I don’t know about you, but this seems like a no-brainer decision in favor of the DIY route.

You’re going to be hustling to market your film anyway, so you might as well do everything you can to maximize both short and long term revenue.

So here’s what I’d posit to you.

If you’re already doing the work to market your film, consider skipping this aggregator/platform model altogether, and sell directly to your fans.

All of the technology to do this is accessible and affordable. ( Right now, I recommend Gumroad most highly, but Vimeo On Demand is another option.)

And when you take this path, the energy you pour into marketing will have a much higher ROI.

Not only that, but you’ll build a targeted email list of people who love your work. 

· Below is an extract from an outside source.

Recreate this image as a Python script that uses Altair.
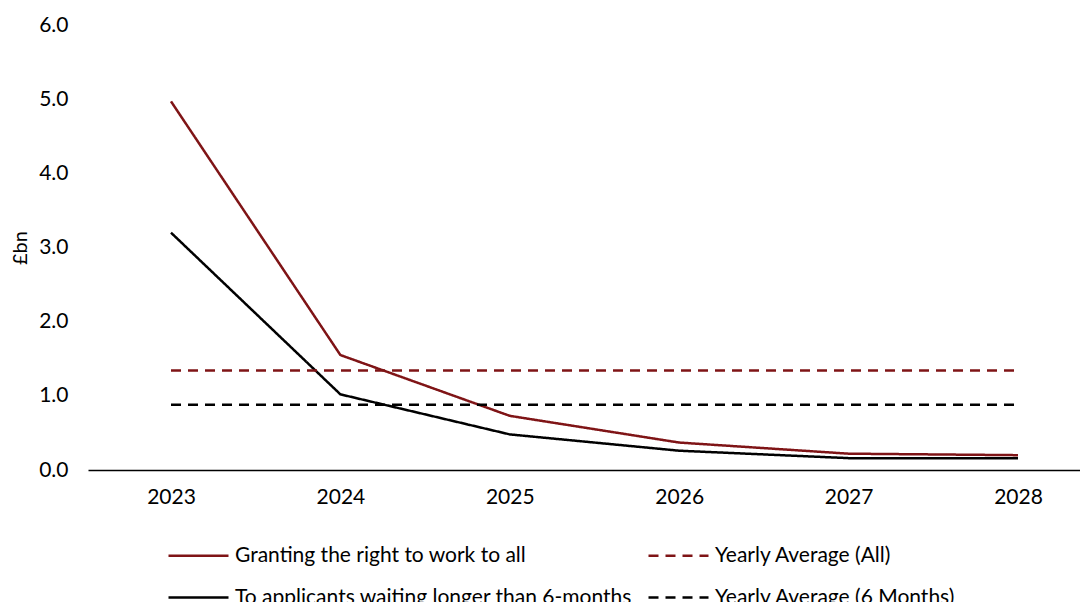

This list is gold, as you can use it to sell past or future films, affiliate offers, or drive people to a Patreon. And that’s just the tip of the iceberg in terms of what you can do to monetize an engaged email list.

Granted, you may eventually want to take your film to major streaming platforms to widen your reach. But to my mind, that’s something that comes well after you’ve tapped out the audience you can reach yourself.

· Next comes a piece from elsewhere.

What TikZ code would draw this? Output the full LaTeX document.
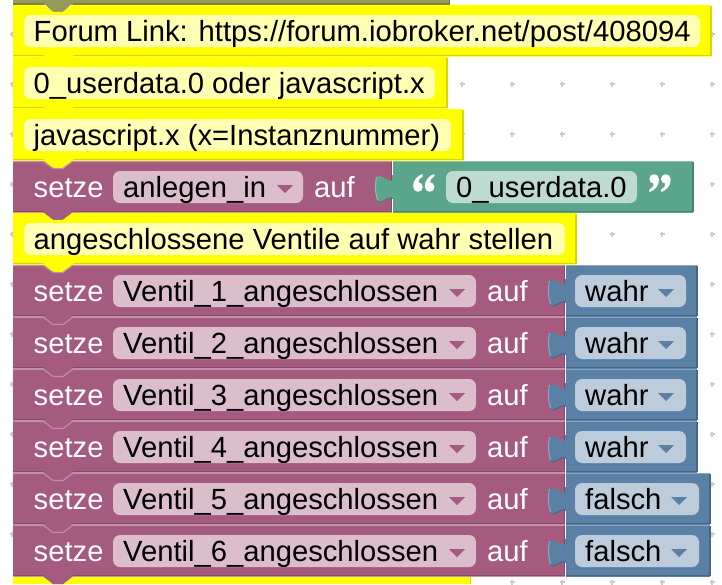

Again, I don’t know about you, but as someone who cares about maximizing revenue from what I make, I’ll take the DIY option any day of the week.

One final thought about sustainability and risk

Before we wrap this up, there’s one last thought I want to leave you with.

Any time you put additional people, companies, or platforms between you and your film’s revenue, you’re taking on risk.

As we saw with the Distribber situation, if one of those intermediaries goes out of business—or decides to pull some shady crap—you’re out of luck.

Granted, Distribber appears to have been horribly mismanaged. So it’s not like any aggregator or distributor you work with will inevitably die.

But still, that risk is always there. 

And for those of us trying to build a sustainable, long-term business around our films, that’s a risk we need to weigh carefully.

This is another reason I’m such a fan of building audiences and selling directly to your fans.

When you take the DIY approach, it’s certainly more work. No doubt.

But at the same time, it’s safer and more sustainable over the long run, not to mention more profitable.

And for me, I’ll gladly go the additional mile for that kind security.